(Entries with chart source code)
◆ ◆ ◆ ◆ ◆ ◆ ◆

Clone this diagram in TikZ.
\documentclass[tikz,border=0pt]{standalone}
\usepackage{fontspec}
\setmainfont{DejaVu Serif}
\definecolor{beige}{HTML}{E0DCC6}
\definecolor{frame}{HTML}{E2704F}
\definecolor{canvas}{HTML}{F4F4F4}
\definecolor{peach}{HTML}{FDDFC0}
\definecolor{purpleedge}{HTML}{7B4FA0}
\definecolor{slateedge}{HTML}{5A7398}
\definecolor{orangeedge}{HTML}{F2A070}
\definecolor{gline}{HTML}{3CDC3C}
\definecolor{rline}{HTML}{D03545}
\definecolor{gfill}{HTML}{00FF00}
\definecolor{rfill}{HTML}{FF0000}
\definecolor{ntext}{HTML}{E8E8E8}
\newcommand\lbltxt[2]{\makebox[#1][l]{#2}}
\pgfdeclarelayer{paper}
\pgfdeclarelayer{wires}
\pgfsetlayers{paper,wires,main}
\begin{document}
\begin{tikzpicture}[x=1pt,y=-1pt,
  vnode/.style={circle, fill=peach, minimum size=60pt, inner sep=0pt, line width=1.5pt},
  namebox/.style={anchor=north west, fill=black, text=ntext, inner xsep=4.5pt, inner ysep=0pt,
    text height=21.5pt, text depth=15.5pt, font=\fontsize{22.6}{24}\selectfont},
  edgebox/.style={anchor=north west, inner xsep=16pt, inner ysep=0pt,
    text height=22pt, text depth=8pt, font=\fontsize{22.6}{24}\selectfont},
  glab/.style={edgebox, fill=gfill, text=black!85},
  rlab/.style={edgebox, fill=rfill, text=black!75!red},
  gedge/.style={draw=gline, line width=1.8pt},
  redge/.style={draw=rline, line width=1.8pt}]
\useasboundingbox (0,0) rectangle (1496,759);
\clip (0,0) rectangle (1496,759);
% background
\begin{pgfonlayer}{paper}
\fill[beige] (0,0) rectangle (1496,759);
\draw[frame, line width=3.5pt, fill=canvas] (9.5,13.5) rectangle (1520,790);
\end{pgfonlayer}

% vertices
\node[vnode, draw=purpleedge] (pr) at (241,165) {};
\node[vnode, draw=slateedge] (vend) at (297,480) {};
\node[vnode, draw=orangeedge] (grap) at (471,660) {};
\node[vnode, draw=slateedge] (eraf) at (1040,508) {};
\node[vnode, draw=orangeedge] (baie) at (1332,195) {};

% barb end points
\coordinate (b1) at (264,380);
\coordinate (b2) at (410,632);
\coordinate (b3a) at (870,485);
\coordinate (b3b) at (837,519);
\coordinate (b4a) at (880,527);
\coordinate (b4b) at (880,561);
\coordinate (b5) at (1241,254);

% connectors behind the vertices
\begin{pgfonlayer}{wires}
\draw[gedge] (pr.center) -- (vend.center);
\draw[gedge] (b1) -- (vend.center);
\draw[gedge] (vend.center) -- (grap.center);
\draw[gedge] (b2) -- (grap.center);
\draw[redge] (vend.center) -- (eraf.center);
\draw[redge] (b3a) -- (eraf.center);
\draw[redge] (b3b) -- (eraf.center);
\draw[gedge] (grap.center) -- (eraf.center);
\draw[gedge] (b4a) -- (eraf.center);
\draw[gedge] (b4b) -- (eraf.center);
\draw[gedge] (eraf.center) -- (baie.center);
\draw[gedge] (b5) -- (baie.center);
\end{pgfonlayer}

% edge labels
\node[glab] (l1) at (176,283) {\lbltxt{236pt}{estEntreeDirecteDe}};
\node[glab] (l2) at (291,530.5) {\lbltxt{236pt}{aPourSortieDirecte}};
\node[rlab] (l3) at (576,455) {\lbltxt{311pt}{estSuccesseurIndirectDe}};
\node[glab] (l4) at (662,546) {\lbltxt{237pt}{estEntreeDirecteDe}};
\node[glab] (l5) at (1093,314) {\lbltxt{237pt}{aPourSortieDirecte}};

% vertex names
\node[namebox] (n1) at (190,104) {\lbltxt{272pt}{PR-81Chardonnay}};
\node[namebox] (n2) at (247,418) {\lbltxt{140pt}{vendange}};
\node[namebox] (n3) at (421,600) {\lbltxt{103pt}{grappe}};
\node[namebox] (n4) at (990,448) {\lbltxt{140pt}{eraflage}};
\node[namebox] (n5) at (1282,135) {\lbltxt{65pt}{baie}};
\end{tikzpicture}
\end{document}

◆ ◆ ◆ ◆ ◆ ◆ ◆

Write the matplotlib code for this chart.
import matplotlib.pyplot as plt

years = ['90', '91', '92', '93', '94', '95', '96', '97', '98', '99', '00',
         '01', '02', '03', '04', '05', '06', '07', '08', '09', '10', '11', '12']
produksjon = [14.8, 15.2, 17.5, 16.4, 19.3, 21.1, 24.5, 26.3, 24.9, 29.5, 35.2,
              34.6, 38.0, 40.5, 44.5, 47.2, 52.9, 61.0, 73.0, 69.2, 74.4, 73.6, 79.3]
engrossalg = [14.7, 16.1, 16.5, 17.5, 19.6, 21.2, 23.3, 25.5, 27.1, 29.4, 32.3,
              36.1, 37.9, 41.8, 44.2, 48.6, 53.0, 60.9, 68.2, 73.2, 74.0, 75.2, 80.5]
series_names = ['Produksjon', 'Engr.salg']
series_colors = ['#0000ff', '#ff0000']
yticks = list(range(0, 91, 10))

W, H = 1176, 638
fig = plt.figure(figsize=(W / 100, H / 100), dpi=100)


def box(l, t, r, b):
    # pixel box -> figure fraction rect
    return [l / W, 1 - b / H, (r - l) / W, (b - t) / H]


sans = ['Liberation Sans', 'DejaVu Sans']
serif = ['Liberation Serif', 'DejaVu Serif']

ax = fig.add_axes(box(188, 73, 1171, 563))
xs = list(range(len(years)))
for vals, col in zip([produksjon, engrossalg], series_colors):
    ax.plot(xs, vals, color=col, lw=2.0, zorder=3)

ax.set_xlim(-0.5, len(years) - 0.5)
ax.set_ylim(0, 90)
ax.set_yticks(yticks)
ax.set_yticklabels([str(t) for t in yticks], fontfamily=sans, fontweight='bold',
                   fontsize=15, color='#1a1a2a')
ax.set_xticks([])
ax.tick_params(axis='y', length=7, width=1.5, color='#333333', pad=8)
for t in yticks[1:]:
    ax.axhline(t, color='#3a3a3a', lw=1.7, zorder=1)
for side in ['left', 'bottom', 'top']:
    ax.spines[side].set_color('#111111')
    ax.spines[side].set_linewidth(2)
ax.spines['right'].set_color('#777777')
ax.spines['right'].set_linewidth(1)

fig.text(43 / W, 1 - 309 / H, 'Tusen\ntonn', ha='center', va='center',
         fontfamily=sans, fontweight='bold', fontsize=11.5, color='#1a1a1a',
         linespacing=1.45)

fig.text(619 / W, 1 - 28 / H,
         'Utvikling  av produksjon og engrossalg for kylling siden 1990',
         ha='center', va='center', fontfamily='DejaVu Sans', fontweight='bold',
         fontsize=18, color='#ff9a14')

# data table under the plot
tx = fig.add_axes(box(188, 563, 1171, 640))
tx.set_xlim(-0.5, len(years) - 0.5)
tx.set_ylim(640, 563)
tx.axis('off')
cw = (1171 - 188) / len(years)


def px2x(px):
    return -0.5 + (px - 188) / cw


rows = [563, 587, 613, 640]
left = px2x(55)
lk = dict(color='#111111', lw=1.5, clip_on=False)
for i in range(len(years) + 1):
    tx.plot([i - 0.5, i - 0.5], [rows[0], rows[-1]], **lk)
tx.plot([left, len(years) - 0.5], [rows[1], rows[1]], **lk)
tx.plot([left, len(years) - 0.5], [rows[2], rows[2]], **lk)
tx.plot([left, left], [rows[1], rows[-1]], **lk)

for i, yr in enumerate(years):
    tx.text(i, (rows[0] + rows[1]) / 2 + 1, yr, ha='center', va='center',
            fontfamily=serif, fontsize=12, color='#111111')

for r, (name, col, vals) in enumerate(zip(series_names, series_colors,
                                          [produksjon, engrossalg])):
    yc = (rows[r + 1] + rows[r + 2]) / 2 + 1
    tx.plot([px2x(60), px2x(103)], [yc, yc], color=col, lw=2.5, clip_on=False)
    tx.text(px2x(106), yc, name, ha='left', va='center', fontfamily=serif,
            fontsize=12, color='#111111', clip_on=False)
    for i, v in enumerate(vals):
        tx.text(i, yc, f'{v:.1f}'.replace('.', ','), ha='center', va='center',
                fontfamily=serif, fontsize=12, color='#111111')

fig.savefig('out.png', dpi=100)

◆ ◆ ◆ ◆ ◆ ◆ ◆

Goal:
Only the lines from the one with "Write the matplotlib code for this chart." up to the one with "import matplotlib.pyplot as plt" should be repeated, both included, exactly as they appear.

Response:
Write the matplotlib code for this chart.
import matplotlib.pyplot as plt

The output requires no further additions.